Contemporary Canadian Theatre: New World Visions
Description
Contains Illustrations, Bibliography, Index
$29.95
ISBN 0-88924-159-7
Publisher
Year
Contributor
Alexander Craig is a freelance journalist in Lennoxville, Quebec.
Review
Obviously, a lot of thought and effort has gone into preparing and publishing this book. It starts, appropriately enough, with six writers providing chapters on different aspects of government and cultural expression. This is followed by various articles on theatre and drama across Canada, and sections on the “electronic media,” the “Canadian performing arts mosaic,” and the “emergence of the theatre professional.”
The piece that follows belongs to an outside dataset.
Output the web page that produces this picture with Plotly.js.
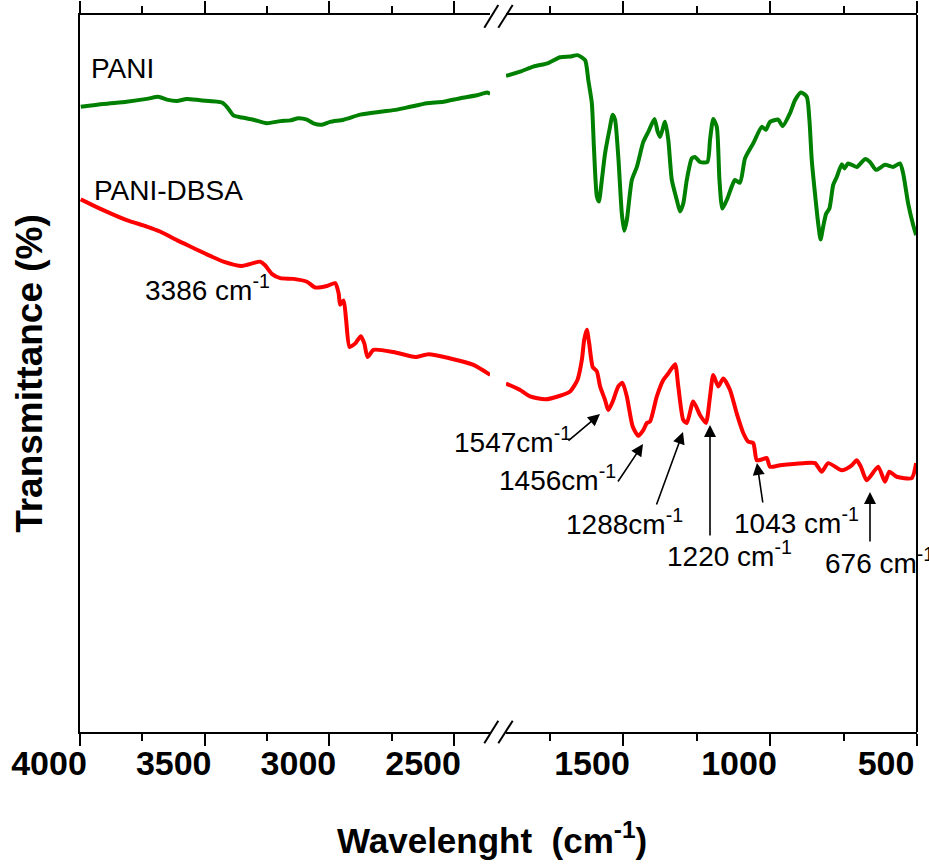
<!DOCTYPE html>
<html>
<head>
<meta charset="utf-8">
<script src="https://cdn.plot.ly/plotly-3.0.1.min.js"></script>
<style>html,body{margin:0;padding:0;background:#fff;}#chart{width:929px;height:865px;}</style>
</head>
<body>
<div id="chart"></div>
<script>
// PANI – left segment (4000–2355 cm-1)
const paniLeftX = [3997,3906,3813,3732,3686,3652,3612,3572,3518,3431,3411,3385,3351,3305,3251,3197,3157,3124,3090,3064,3030,2997,2943,2876,2796,2729,2676,2609,2542,2475,2408,2368,2355];
const paniLeftY = [87.2,87.6,87.9,88.3,88.6,88.2,88.0,88.3,88.1,87.8,87.2,86.0,85.7,85.4,84.9,85.2,85.3,85.6,85.4,84.9,84.7,85.1,85.4,86.1,86.5,86.8,87.2,87.7,87.9,88.4,88.8,89.2,89.0];
// PANI – right segment (1898–500 cm-1)
const paniRightX = [1898,1850,1805,1754,1714,1680,1655,1629,1618,1606,1599,1589,1582,1572,1561,1546,1535,1527,1516,1504,1496,1487,1470,1453,1431,1414,1393,1382,1374,1357,1346,1334,1317,1306,1295,1283,1266,1255,1238,1213,1204,1193,1181,1172,1162,1145,1130,1119,1102,1085,1057,1028,1014,1000,972,957,932,915,895,875,866,858,847,836,828,819,809,798,785,773,756,747,734,705,677,660,639,609,581,558,547,530,513,503];
const paniRightY = [91.5,92.1,92.8,93.3,94.1,94.2,94.4,93.7,90.9,87.7,81.6,74.7,74.0,77.0,80.7,84.0,86.1,85.4,80.2,72.3,69.9,71.4,77.0,78.8,82.3,83.7,85.5,83.7,83.0,85.1,82.6,77.0,74.2,72.6,73.7,77.0,80.0,80.2,79.5,79.5,82.6,85.5,84.4,77.0,73.0,74.4,76.1,77.0,76.6,80.0,82.1,84.4,84.0,85.1,85.4,84.5,86.3,88.1,89.2,88.6,85.4,79.8,75.1,70.9,68.7,70.5,72.3,73.0,76.3,77.4,79.2,78.6,79.3,78.8,79.9,79.5,78.4,79.1,78.8,79.3,77.9,73.7,70.7,69.3];
// PANI-DBSA – left segment
const dbsaLeftX = [3997,3920,3813,3732,3679,3612,3545,3478,3425,3351,3305,3278,3258,3231,3197,3144,3090,3057,3010,2977,2963,2957,2943,2933,2919,2896,2874,2860,2847,2823,2743,2656,2602,2515,2422,2355];
const dbsaLeftY = [74.3,73.0,71.4,70.5,69.8,68.6,67.5,66.4,65.6,65.0,65.4,65.6,65.1,63.9,63.3,63.2,62.8,62.0,62.2,62.6,61.2,59.6,60.2,57.5,53.7,54.2,55.2,54.2,52.3,53.3,53.0,52.3,52.7,52.1,51.2,49.8];
// PANI-DBSA – right segment
const dbsaRightX = [1898,1850,1816,1765,1714,1680,1655,1640,1632,1623,1615,1603,1589,1578,1561,1550,1535,1516,1502,1487,1467,1448,1431,1419,1408,1385,1363,1346,1323,1312,1295,1283,1261,1238,1218,1204,1193,1176,1159,1136,1113,1091,1074,1057,1045,1028,1011,1000,966,887,847,824,802,756,722,705,691,671,632,609,594,569,518,503];
const dbsaRightY = [48.6,47.7,46.8,46.4,46.9,47.5,49.1,51.9,54.7,56.1,54.2,50.9,50.3,48.2,46.3,44.9,46.1,48.2,48.7,46.8,42.6,41.3,42.1,43.1,43.3,46.8,49.1,50.0,51.3,48.2,43.5,43.1,46.1,44.2,43.1,46.8,49.8,48.2,49.3,47.7,44.4,41.7,40.5,40.3,37.9,38.0,38.2,37.0,37.2,37.5,37.5,36.3,37.5,36.5,37.2,37.9,37.0,35.1,37.0,34.9,36.3,35.6,35.4,37.5];

const seriesNames = ['PANI', 'PANI-DBSA'];
const peakLabels = ['3386 cm<sup>-1</sup>','1547cm<sup>-1</sup>','1456cm<sup>-1</sup>','1288cm<sup>-1</sup>','1220 cm<sup>-1</sup>','1043 cm<sup>-1</sup>','676 cm<sup>-1</sup>'];
const leftTicks = [4000, 3500, 3000, 2500];
const rightTicks = [1500, 1000, 500];

const GREEN = 'rgb(0,128,0)', RED = 'rgb(255,0,0)';
const FONT = 'Liberation Sans, Arial, Helvetica, sans-serif';

const lineStyle = c => ({color: c, width: 4, shape: 'spline', smoothing: 0.6});
const traces = [
  {x: paniLeftX, y: paniLeftY, xaxis: 'x', yaxis: 'y', name: seriesNames[0], mode: 'lines', line: lineStyle(GREEN)},
  {x: paniRightX, y: paniRightY, xaxis: 'x2', yaxis: 'y', name: seriesNames[0], mode: 'lines', line: lineStyle(GREEN)},
  {x: dbsaLeftX, y: dbsaLeftY, xaxis: 'x', yaxis: 'y', name: seriesNames[1], mode: 'lines', line: lineStyle(RED)},
  {x: dbsaRightX, y: dbsaRightY, xaxis: 'x2', yaxis: 'y', name: seriesNames[1], mode: 'lines', line: lineStyle(RED)}
];

const axisCommon = {
  showline: true, linewidth: 2, linecolor: '#000', mirror: 'ticks',
  ticks: 'outside', ticklen: 12, tickwidth: 2, tickcolor: '#000',
  minor: {ticks: 'outside', ticklen: 7, tickwidth: 2, tickcolor: '#000', dtick: 250},
  showgrid: false, zeroline: false,
  tickfont: {family: FONT, size: 34, color: '#000', weight: 'bold'},
  ticklabelshift: 31,
  ticklabelstandoff: -12,
  anchor: 'y'
};

function P(px) { return (px - 80) / 837; }
function Q(py) { return (732 - py) / 717; }

const textAnn = (t, px, py) => ({text: t, xref: 'paper', yref: 'paper', x: P(px), y: Q(py), xanchor: 'left', yanchor: 'middle', showarrow: false, font: {family: FONT, size: 28, color: '#000'}});
const arrowAnn = (hx, hy, tx, ty) => ({text: '', xref: 'paper', yref: 'paper', x: P(hx), y: Q(hy), ax: tx - hx, ay: ty - hy, axref: 'pixel', ayref: 'pixel', showarrow: true, arrowhead: 2, arrowsize: 1.5, arrowwidth: 1.6, arrowcolor: '#000'});

const annotations = [
  textAnn(seriesNames[0], 89, 68.5),
  textAnn(seriesNames[1], 92, 191),
  textAnn(peakLabels[0], 143, 288),
  textAnn(peakLabels[1], 452, 440),
  textAnn(peakLabels[2], 497, 478),
  textAnn(peakLabels[3], 564, 522),
  textAnn(peakLabels[4], 665, 554),
  textAnn(peakLabels[5], 732, 521),
  textAnn(peakLabels[6], 823, 561),
  arrowAnn(600, 414, 567, 442),
  arrowAnn(643, 444, 617, 483),
  arrowAnn(683, 432, 656, 506),
  arrowAnn(710, 425, 710, 537),
  arrowAnn(757, 463, 763, 504),
  arrowAnn(870, 492, 870, 543)
];

const slash = (x0, y0, x1, y1) => ({type: 'line', xref: 'paper', yref: 'paper', x0: P(x0), y0: Q(y0), x1: P(x1), y1: Q(y1), line: {color: '#000', width: 2}});
const shapes = [
  {type: 'line', xref: 'paper', yref: 'paper', x0: 1, x1: 1, y0: 0, y1: 1, line: {color: '#000', width: 2}},
  slash(484.3, 743.3, 498.3, 720.7), slash(498.3, 743.3, 512.7, 720.7),
  slash(484.3, 27.7, 498.3, 5), slash(498.3, 27.7, 512.7, 5)
];

const layout = {
  width: 929, height: 865,
  margin: {l: 80, r: 12, t: 15, b: 133},
  paper_bgcolor: '#fff', plot_bgcolor: '#fff',
  showlegend: false,
  xaxis: Object.assign({}, axisCommon, {domain: [0, 410/837], range: [4000, 2356], tickvals: leftTicks}),
  xaxis2: Object.assign({}, axisCommon, {domain: [426/837, 1], range: [1898, 500], tickvals: rightTicks}),
  yaxis: {
    range: [0, 100], showline: true, linewidth: 2, linecolor: '#000',
    ticks: '', showticklabels: false, showgrid: false, zeroline: false,
    title: {text: 'Transmittance (%)\u00a0\u00a0\u00a0', font: {family: FONT, size: 37, color: '#000', weight: 'bold'}, standoff: 24}
  },
  annotations: annotations,
  shapes: shapes
};
// x axis title centred under the broken axis
layout.annotations.push({text: '<b>Wavelenght\u00a0\u00a0(cm<sup>-1</sup>)</b>', xref: 'paper', yref: 'paper', x: P(492), y: Q(838), xanchor: 'center', yanchor: 'middle', showarrow: false, font: {family: FONT, size: 35, color: '#000'}});

Plotly.newPlot('chart', traces, layout, {displayModeBar: false, staticPlot: true});
</script>
</body>
</html>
There is a lot of reading here. In his introduction, Wagner states: “the thirty-four essays which follow attempt to analyze the cultural environment in which Canadians have created theatre, drama, opera, and dance in various regions of the country and how their art has been disseminated to the public.” He then identifies the aim of these essays: “to trace the efforts of our theatre artists to create a distinctive Canadian dramatic speech, characters, themes, and a unifying historical-mythic background in place of the former European and American literary forms and dramatic styles which dominated our stages and our playwrights’ consciousness.”
This is an ambitious book. Generally the pieces are very well written — which befits a book prepared by the Canadian Theatre Critics Association. There are a lot of good illustrations, charts, plans and photos, and a 24-page bibliography. The editor, a native of Austria, and a banded-immigrant since 1969, wrote his doctoral dissertation at the University of Toronto’s Graduate Centre for the Study of Drama.
Yet, for whom is this book written? The working arts professional, one guesses. The cultural industries are said to be big employers in Canada. It is only to be hoped that this book sells as well as it deserves to.